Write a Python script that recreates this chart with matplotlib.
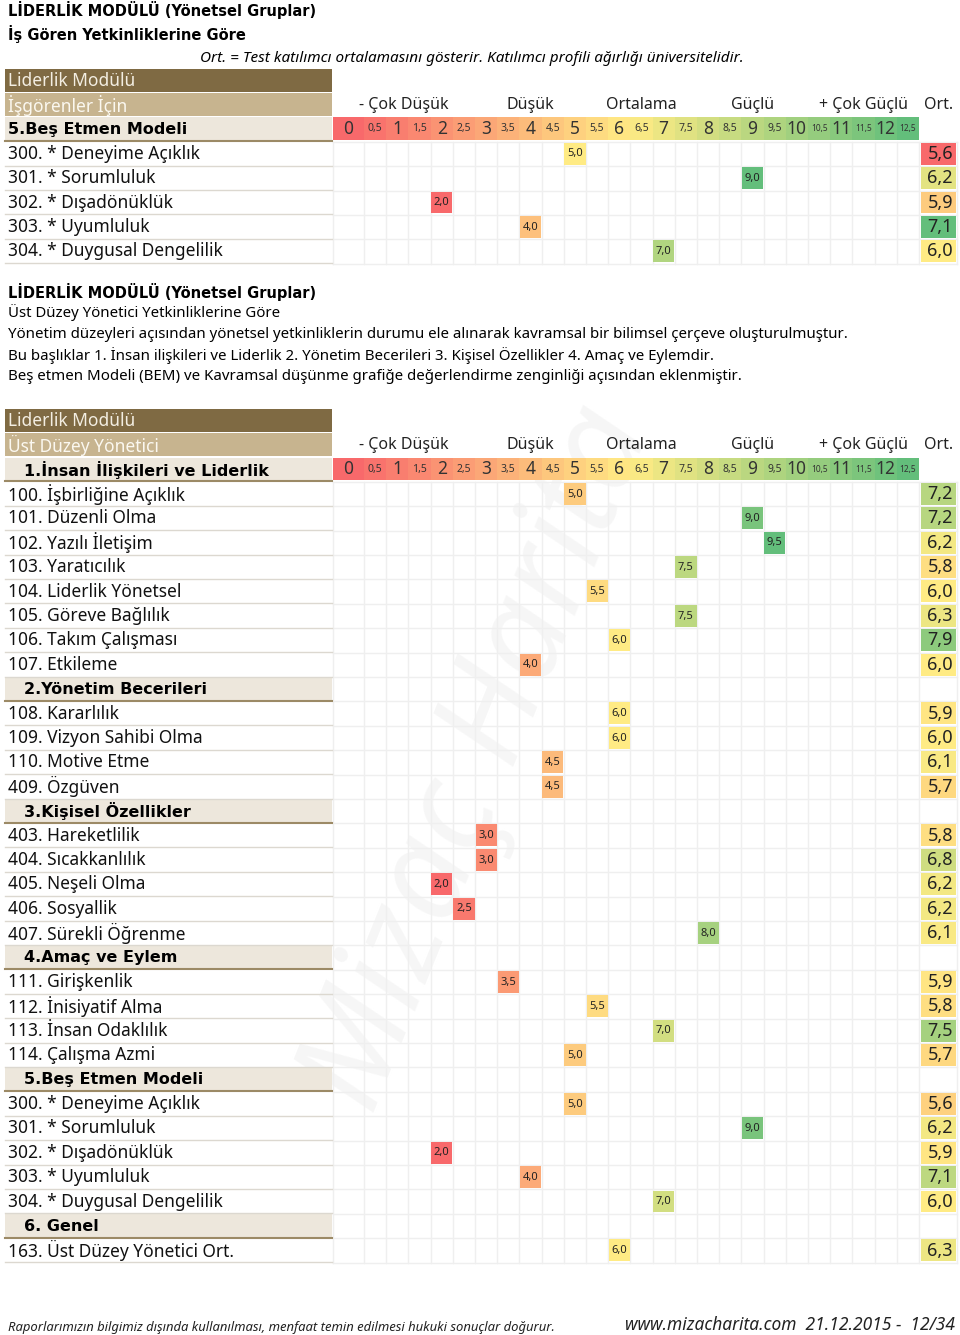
import matplotlib.pyplot as plt
from matplotlib.patches import Rectangle

# ---- veriler ----
scale_values = [0, 0.5, 1, 1.5, 2, 2.5, 3, 3.5, 4, 4.5, 5, 5.5, 6, 6.5,
                7, 7.5, 8, 8.5, 9, 9.5, 10, 10.5, 11, 11.5, 12, 12.5]
scale_labels = ["0", "0,5", "1", "1,5", "2", "2,5", "3", "3,5", "4", "4,5",
                "5", "5,5", "6", "6,5", "7", "7,5", "8", "8,5", "9", "9,5",
                "10", "10,5", "11", "11,5", "12", "12,5"]
categories = ["- Çok Düşük", "Düşük", "Ortalama", "Güçlü", "+ Çok Güçlü"]
category_spans = [(0, 2.5), (3, 5), (5.5, 7.5), (8, 10), (10.5, 12.5)]

insan_labels = ["100. İşbirliğine Açıklık", "101. Düzenli Olma", "102. Yazılı İletişim",
                "103. Yaratıcılık", "104. Liderlik Yönetsel", "105. Göreve Bağlılık",
                "106. Takım Çalışması", "107. Etkileme"]
insan_scores = [5.0, 9.0, 9.5, 7.5, 5.5, 7.5, 6.0, 4.0]
insan_ort = [7.2, 7.2, 6.2, 5.8, 6.0, 6.3, 7.9, 6.0]

yonetim_labels = ["108. Kararlılık", "109. Vizyon Sahibi Olma", "110. Motive Etme", "409. Özgüven"]
yonetim_scores = [6.0, 6.0, 4.5, 4.5]
yonetim_ort = [5.9, 6.0, 6.1, 5.7]

kisisel_labels = ["403. Hareketlilik", "404. Sıcakkanlılık", "405. Neşeli Olma",
                  "406. Sosyallik", "407. Sürekli Öğrenme"]
kisisel_scores = [3.0, 3.0, 2.0, 2.5, 8.0]
kisisel_ort = [5.8, 6.8, 6.2, 6.2, 6.1]

amac_labels = ["111. Girişkenlik", "112. İnisiyatif Alma", "113. İnsan Odaklılık", "114. Çalışma Azmi"]
amac_scores = [3.5, 5.5, 7.0, 5.0]
amac_ort = [5.9, 5.8, 7.5, 5.7]

bem_labels = ["300. * Deneyime Açıklık", "301. * Sorumluluk", "302. * Dışadönüklük",
              "303. * Uyumluluk", "304. * Duygusal Dengelilik"]
bem_scores = [5.0, 9.0, 2.0, 4.0, 7.0]
bem_ort = [5.6, 6.2, 5.9, 7.1, 6.0]

genel_labels = ["163. Üst Düzey Yönetici Ort."]
genel_scores = [6.0]
genel_ort = [6.3]

# ---- stil / yerlesim ----
plt.rcParams['font.family'] = ['Noto Sans', 'DejaVu Sans']
BOLD = ['DejaVu Sans']

LBL_L, LBL_R = 5, 332
GRID_L, FIRST_W, COL_W = 333, 31, 22.2
ORT_L, ORT_R = 920, 957
RH = 24.4

BROWN = '#7f6a43'
TAN = '#c7b48f'
BEIGE = '#ede7dc'
GRID = '#efefef'

RED = (248, 105, 107)
YEL = (255, 235, 132)
GRN = (99, 190, 123)


def scale_color(v, lo, mid, hi):
    # Excel 3 renk olcegi
    if v <= mid:
        t = 0 if mid == lo else min(max((v - lo) / (mid - lo), 0), 1)
        a, b = RED, YEL
    else:
        t = min(max((v - mid) / (hi - mid), 0), 1)
        a, b = YEL, GRN
    return tuple((a[k] + (b[k] - a[k]) * t) / 255 for k in range(3))


def col_box(v):
    i = scale_values.index(v)
    if i == 0:
        return GRID_L, FIRST_W
    return GRID_L + FIRST_W + (i - 1) * COL_W, COL_W


def fmt(v):
    return f"{v:.1f}".replace('.', ',')


fig = plt.figure(figsize=(9.6, 13.35), dpi=100)
ax = fig.add_axes([0, 0, 1, 1])
ax.set_xlim(0, 960)
ax.set_ylim(1335, 0)
ax.axis('off')


def header_rows(top, title, subtitle):
    ax.add_patch(Rectangle((LBL_L, top), LBL_R - LBL_L, RH - 1, color=BROWN, lw=0))
    ax.text(LBL_L + 3, top + RH / 2, title, color='#f3eee2', fontsize=12.5, va='center')
    top += RH
    ax.add_patch(Rectangle((LBL_L, top), LBL_R - LBL_L, RH - 1, color=TAN, lw=0))
    ax.text(LBL_L + 3, top + RH / 2, subtitle, color='#fbf8f0', fontsize=12.5, va='center')
    for name, (a, b) in zip(categories, category_spans):
        xa, _ = col_box(a)
        xb, wb = col_box(b)
        ax.text((xa + xb + wb) / 2, top + RH / 2, name, fontsize=11.5, ha='center', va='center', color='#222')
    ax.text((ORT_L + ORT_R) / 2, top + RH / 2, "Ort.", fontsize=11.5, ha='center', va='center', color='#222')
    return top + RH


def band_row(top, section, indent):
    ax.add_patch(Rectangle((LBL_L, top), LBL_R - LBL_L, RH - 1, color=BEIGE, lw=0))
    ax.plot([LBL_L, LBL_R], [top + RH - 0.5, top + RH - 0.5], color='#9c8a66', lw=1.5)
    ax.text(LBL_L + 3 + indent, top + RH / 2, section, fontsize=11.5, fontweight='bold',
            family=BOLD, va='center')
    for v, lab in zip(scale_values, scale_labels):
        x, w = col_box(v)
        ax.add_patch(Rectangle((x, top), w + 0.3, RH - 2, color=scale_color(v, 0, 6.25, 12.5), lw=0))
        size = 12.5 if float(v).is_integer() else (6 if v > 10 else 7.5)
        ax.text(x + w / 2, top + RH / 2 - 0.5, lab, fontsize=size, ha='center', va='center', color='#333')
    return top + RH


def grid_rows(top, n):
    # acik gri izgara
    bottom = top + n * RH
    xs = [GRID_L] + [col_box(v)[0] + col_box(v)[1] for v in scale_values] + [ORT_R]
    for x in xs:
        ax.plot([x, x], [top, bottom], color=GRID, lw=1, zorder=0.8)
    for k in range(n + 1):
        ax.plot([GRID_L, ORT_R], [top + k * RH, top + k * RH], color=GRID, lw=1, zorder=0.8)


def item_rows(top, labels, scores, ort, vscale, oscale):
    for lab, s, o in zip(labels, scores, ort):
        ax.plot([LBL_L, LBL_R], [top + RH - 0.5, top + RH - 0.5], color='#dcd8d0', lw=1)
        ax.text(LBL_L + 3, top + RH / 2, lab, fontsize=12.5, va='center', color='#111')
        x, w = col_box(s)
        ax.add_patch(Rectangle((x + 0.5, top + 1), w - 1, RH - 2.5,
                               color=scale_color(s, *vscale), lw=0, zorder=2))
        ax.text(x + w / 2, top + RH / 2, fmt(s), fontsize=8, ha='center', va='center', color='#222', zorder=3)
        ax.add_patch(Rectangle((ORT_L + 1, top + 1), ORT_R - ORT_L - 2, RH - 2.5,
                               color=scale_color(o, *oscale), lw=0, zorder=2))
        ax.text(ORT_R - 4, top + RH / 2, fmt(o), fontsize=13, ha='right', va='center', color='#222', zorder=3)
        top += RH
    return top


def section_row(top, name):
    ax.add_patch(Rectangle((LBL_L, top), LBL_R - LBL_L, RH - 1, color=BEIGE, lw=0))
    ax.plot([LBL_L, LBL_R], [top + RH - 0.5, top + RH - 0.5], color='#9c8a66', lw=1.5)
    ax.text(LBL_L + 19, top + RH / 2, name, fontsize=11.5, fontweight='bold', family=BOLD, va='center')
    return top + RH


# ---- ust baslik ----
ax.text(8, 10, "LİDERLİK MODÜLÜ (Yönetsel Gruplar)", fontsize=10.5, fontweight='bold', family=BOLD, va='center')
ax.text(8, 34, "İş Gören Yetkinliklerine Göre", fontsize=10.5, fontweight='bold', family=BOLD, va='center')
ax.text(200, 59, "Ort. = Test katılımcı ortalamasını gösterir. Katılımcı profili ağırlığı üniversitelidir.",
        fontsize=11, style='italic', va='center')

# ---- tablo 1 ----
y = header_rows(68.5, "Liderlik Modülü", "İşgörenler İçin")
y = band_row(y, "5.Beş Etmen Modeli", 0)
grid_rows(y, len(bem_labels))
item_rows(y, bem_labels, bem_scores, bem_ort, (2, 5, 9), (5.6, 6.0, 7.1))

# ---- aciklama ----
ax.text(8, 292, "LİDERLİK MODÜLÜ (Yönetsel Gruplar)", fontsize=10.5, fontweight='bold', family=BOLD, va='center')
desc = ["Üst Düzey Yönetici Yetkinliklerine Göre",
        "Yönetim düzeyleri açısından yönetsel yetkinliklerin durumu ele alınarak kavramsal bir bilimsel çerçeve oluşturulmuştur.",
        "Bu başlıklar 1. İnsan ilişkileri ve Liderlik 2. Yönetim Becerileri 3. Kişisel Özellikler 4. Amaç ve Eylemdir.",
        "Beş etmen Modeli (BEM) ve Kavramsal düşünme grafiğe değerlendirme zenginliği açısından eklenmiştir."]
for k, line in enumerate(desc):
    ax.text(8, 313 + k * 21.3, line, fontsize=10.8, va='center')

# ---- tablo 2 ----
VS2 = (2, 6, 9.5)
OS2 = (4.0, 6.0, 8.6)
groups = [
    ("1.İnsan İlişkileri ve Liderlik", insan_labels, insan_scores, insan_ort),
    ("2.Yönetim Becerileri", yonetim_labels, yonetim_scores, yonetim_ort),
    ("3.Kişisel Özellikler", kisisel_labels, kisisel_scores, kisisel_ort),
    ("4.Amaç ve Eylem", amac_labels, amac_scores, amac_ort),
    ("5.Beş Etmen Modeli", bem_labels, bem_scores, bem_ort),
    ("6. Genel", genel_labels, genel_scores, genel_ort),
]
y = header_rows(408.7, "Liderlik Modülü", "Üst Düzey Yönetici")
y = band_row(y, groups[0][0], 16)
n_rows = sum(len(g[1]) for g in groups) + len(groups) - 1
grid_rows(y, n_rows)
for gi, (name, labels, scores, ort) in enumerate(groups):
    if gi > 0:
        y = section_row(y, name)
    y = item_rows(y, labels, scores, ort, VS2, OS2)

# ---- filigran ----
ax.text(480, 760, "Mizaç Harita", fontsize=95, style='italic', rotation=68,
        ha='center', va='center', color='#dddddd', alpha=0.25, zorder=0.5)

# ---- alt bilgi ----
ax.text(8, 1327, "Raporlarımızın bilgimiz dışında kullanılması, menfaat temin edilmesi hukuki sonuçlar doğurur.",
        fontsize=9.4, style='italic', va='center', color='#222')
ax.text(955, 1325, "www.mizacharita.com  21.12.2015 -  12/34", fontsize=12.5, style='italic',
        ha='right', va='center', color='#222')

fig.savefig('out.png', dpi=100)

** To be done **
Write out nothing but the lines from the start of the data through the line with "amac_ort = [5.9, 5.8, 7.5, 5.7]". Leave out the pictures.

** Complete response **
Write a Python script that recreates this chart with matplotlib.
import matplotlib.pyplot as plt
from matplotlib.patches import Rectangle

# ---- veriler ----
scale_values = [0, 0.5, 1, 1.5, 2, 2.5, 3, 3.5, 4, 4.5, 5, 5.5, 6, 6.5,
                7, 7.5, 8, 8.5, 9, 9.5, 10, 10.5, 11, 11.5, 12, 12.5]
scale_labels = ["0", "0,5", "1", "1,5", "2", "2,5", "3", "3,5", "4", "4,5",
                "5", "5,5", "6", "6,5", "7", "7,5", "8", "8,5", "9", "9,5",
                "10", "10,5", "11", "11,5", "12", "12,5"]
categories = ["- Çok Düşük", "Düşük", "Ortalama", "Güçlü", "+ Çok Güçlü"]
category_spans = [(0, 2.5), (3, 5), (5.5, 7.5), (8, 10), (10.5, 12.5)]

insan_labels = ["100. İşbirliğine Açıklık", "101. Düzenli Olma", "102. Yazılı İletişim",
                "103. Yaratıcılık", "104. Liderlik Yönetsel", "105. Göreve Bağlılık",
                "106. Takım Çalışması", "107. Etkileme"]
insan_scores = [5.0, 9.0, 9.5, 7.5, 5.5, 7.5, 6.0, 4.0]
insan_ort = [7.2, 7.2, 6.2, 5.8, 6.0, 6.3, 7.9, 6.0]

yonetim_labels = ["108. Kararlılık", "109. Vizyon Sahibi Olma", "110. Motive Etme", "409. Özgüven"]
yonetim_scores = [6.0, 6.0, 4.5, 4.5]
yonetim_ort = [5.9, 6.0, 6.1, 5.7]

kisisel_labels = ["403. Hareketlilik", "404. Sıcakkanlılık", "405. Neşeli Olma",
                  "406. Sosyallik", "407. Sürekli Öğrenme"]
kisisel_scores = [3.0, 3.0, 2.0, 2.5, 8.0]
kisisel_ort = [5.8, 6.8, 6.2, 6.2, 6.1]

amac_labels = ["111. Girişkenlik", "112. İnisiyatif Alma", "113. İnsan Odaklılık", "114. Çalışma Azmi"]
amac_scores = [3.5, 5.5, 7.0, 5.0]
amac_ort = [5.9, 5.8, 7.5, 5.7]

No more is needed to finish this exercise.